Two weeks ago we considered the punts of four professional forecasting concerns- Infometrics, the Institute of Economic Research (NZIER), the Reserve Bank of New Zealand (RBNZ), and Ben. In last Friday’s NBR, forecasts from a further five analysts were surveyed. With one exception the views covered in the NBR survey add little to the forecast issues that we raised in this column earlier. That exception was the forecast presented by Chris Meads of tile National Bank, who is picking 6.7% and 5.1% growth over the next two years- an outlier at the top end, much as our own view is the outlier at the other. At first glance one might even think the forecast is somewhat off the wall, especially from our perspective that is so much more bearish, with 0.3% and 1.4% GDP growth predicted for that same period. But close comparison of Infometrics’ forecast with the Mead’s view reveals a remarkable affinity.
The interesting thing is that the National Bank forecast and our own, while at opposite ends of the spectrum in terms of the growth number, contain very similar trends in most aggregates;
- Both forecasts expect a slump in domestic demand, with consumption outlays flat, and investment outlays falling.

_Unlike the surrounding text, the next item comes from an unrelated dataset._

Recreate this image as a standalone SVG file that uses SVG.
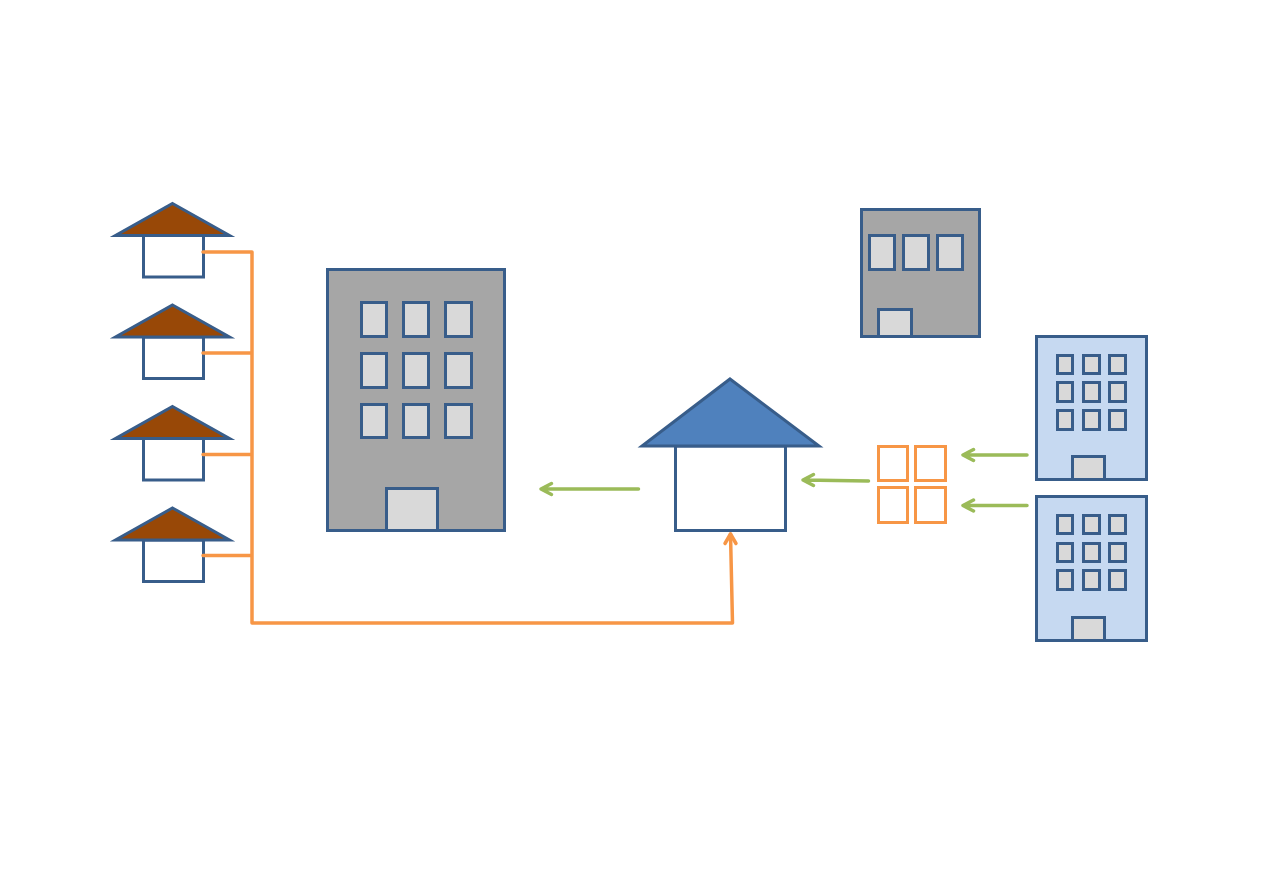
<svg xmlns="http://www.w3.org/2000/svg" width="1263" height="893" viewBox="0 0 1263 893">
<style>
.ln{stroke:#385d8a;stroke-width:3}
.body{fill:#fff}
.roof{fill:#984807;stroke-linejoin:miter}
.grey{fill:#a6a6a6}
.pale{fill:#c6d9f1}
.win{fill:#d9d9d9}
.cell{fill:#fff;stroke:#f79646;stroke-width:3}
.o{fill:none;stroke:#f79646;stroke-width:3.500;stroke-linecap:round;stroke-linejoin:round}
.g{fill:none;stroke:#9bbb59;stroke-width:3.500;stroke-linecap:round;stroke-linejoin:round}
</style>
<rect width="1263" height="893" fill="#fff"/>
<defs>
<g id="small-house">
<rect class="ln body" x="143.500" y="235.500" width="60" height="41.500"/>
<path class="ln roof" d="M172.500 203.500 L229.500 235.500 H115.500 Z" stroke-miterlimit="10"/>
</g>
</defs>
<g id="house-1"><use href="#small-house"/></g>
<g id="house-2"><use href="#small-house" y="101.500"/></g>
<g id="house-3"><use href="#small-house" y="203"/></g>
<g id="house-4"><use href="#small-house" y="304.500"/></g>
<g id="tower-large">
<rect class="ln grey" x="327.500" y="269.500" width="177" height="261"/>
<rect class="ln win" x="361.500" y="302.500" width="25" height="34"/>
<rect class="ln win" x="403.500" y="302.500" width="25" height="34"/>
<rect class="ln win" x="445.500" y="302.500" width="26" height="34"/>
<rect class="ln win" x="361.500" y="353.500" width="25" height="34"/>
<rect class="ln win" x="403.500" y="353.500" width="25" height="34"/>
<rect class="ln win" x="445.500" y="353.500" width="26" height="34"/>
<rect class="ln win" x="361.500" y="404.500" width="25" height="33"/>
<rect class="ln win" x="403.500" y="404.500" width="25" height="33"/>
<rect class="ln win" x="445.500" y="404.500" width="26" height="33"/>
<rect class="ln win" x="386.500" y="488.500" width="51" height="42"/>
</g>
<g id="office-low">
<rect class="ln grey" x="861.500" y="209.500" width="118" height="127"/>
<rect class="ln win" x="869.500" y="235.500" width="25" height="34"/>
<rect class="ln win" x="903.500" y="235.500" width="25" height="34"/>
<rect class="ln win" x="937.500" y="235.500" width="25" height="34"/>
<rect class="ln win" x="878.500" y="309.500" width="33" height="27"/>
</g>
<g id="main-house">
<rect class="ln body" x="675.500" y="446" width="110" height="84.500"/>
<path d="M730 379 L819 446 H642 Z" fill="#4f81bd" stroke="#385d8a" stroke-width="3" stroke-miterlimit="10"/>
</g>
<g id="tile-block">
<rect class="cell" x="878.500" y="446.500" width="29" height="34"/>
<rect class="cell" x="915.500" y="446.500" width="30" height="34"/>
<rect class="cell" x="878.500" y="487.500" width="29" height="35"/>
<rect class="cell" x="915.500" y="487.500" width="30" height="35"/>
</g>
<g id="tower-upper">
<rect class="ln pale" x="1036.500" y="336.500" width="110" height="143"/>
<rect class="ln win" x="1057.500" y="355.500" width="15" height="18"/>
<rect class="ln win" x="1083.500" y="355.500" width="16" height="18"/>
<rect class="ln win" x="1109.500" y="355.500" width="16" height="18"/>
<rect class="ln win" x="1057.500" y="382.500" width="15" height="19"/>
<rect class="ln win" x="1083.500" y="382.500" width="16" height="19"/>
<rect class="ln win" x="1109.500" y="382.500" width="16" height="19"/>
<rect class="ln win" x="1057.500" y="410.500" width="15" height="19"/>
<rect class="ln win" x="1083.500" y="410.500" width="16" height="19"/>
<rect class="ln win" x="1109.500" y="410.500" width="16" height="19"/>
<rect class="ln win" x="1072.500" y="456.500" width="32" height="23"/>
</g>
<g id="tower-lower">
<rect class="ln pale" x="1036.500" y="496.500" width="110" height="144"/>
<rect class="ln win" x="1057.500" y="515.500" width="15" height="18"/>
<rect class="ln win" x="1083.500" y="515.500" width="16" height="18"/>
<rect class="ln win" x="1109.500" y="515.500" width="16" height="18"/>
<rect class="ln win" x="1057.500" y="543.500" width="15" height="18"/>
<rect class="ln win" x="1083.500" y="543.500" width="16" height="18"/>
<rect class="ln win" x="1109.500" y="543.500" width="16" height="18"/>
<rect class="ln win" x="1057.500" y="570.500" width="15" height="19"/>
<rect class="ln win" x="1083.500" y="570.500" width="16" height="19"/>
<rect class="ln win" x="1109.500" y="570.500" width="16" height="19"/>
<rect class="ln win" x="1072.500" y="617.500" width="32" height="23"/>
</g>
<g id="connectors">
<path class="o" d="M203 252 H252 M203 353 H252 M203 454.500 H252 M203 555.500 H252 M252 252 V623 H732.500 L730.500 534"/>
<path class="o" d="M725 543.500 L730.500 534 L736 543.500"/>
<path class="g" d="M638.500 489 H541 M551.500 483.500 L541 489 L551.500 494.500"/>
<path class="g" d="M868.500 481 L803 480 M813.500 474.500 L803 480 L813.500 485.500"/>
<path class="g" d="M1027 455 H963 M973.500 449.500 L963 455 L973.500 460.500"/>
<path class="g" d="M1027 505.500 H963 M973.500 500 L963 505.500 L973.500 511"/>
</g>
</svg>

- Both forecasts anticipate contraction in imports as domestic demand slumps
- Both forecasts contain a fall in the terms of trade.
- Both forecasts contain strong recovery in exports- National Bank +7% and +17%; Infometrics +4.5% for each year.
It is in this last area where the critical difference between the two forecasts is lies, although we’re bound to observe that NZ hasn’t scored 17% export growth for at least 15 years. Ironically, the bullish National Bank forecast has a more severe slump in the domestic economy than we expect and so the contribution of net exports (export less imports) is where all their GDP growth is coming from. Despite the large difference between the two most extreme forecasts of the nine considered- the two outliers are in fact extremely similar in terms of their basic rationale for growth. The important point is very little growth in the domestic economy is seen over the next two years in either forecast- that is a recipe for political turbulence, a new government not withstanding, and if correct, is a strong indication that there will be major changes in the political setting of economic policy early in National’s term.
This should put the relevance of this week’s budget in perspective. With respect to the major macro impediments to NZ’s growth prospects under current policy settings- the cost of capital (real interest rates), and the cost of labour (real wage rates)- it is most improbable that the document will deliver any policies to bring either of those down to internationally competitive levels. Production of a financial surplus does not necessarily deliver any remedies for the balance of payments and external debt trends- as the recent experience of both Australia and the UK demonstrate. Accordingly, we expect this year’s budget to have as much influence upon New Zealand’s elusive economic recovery as last year’s.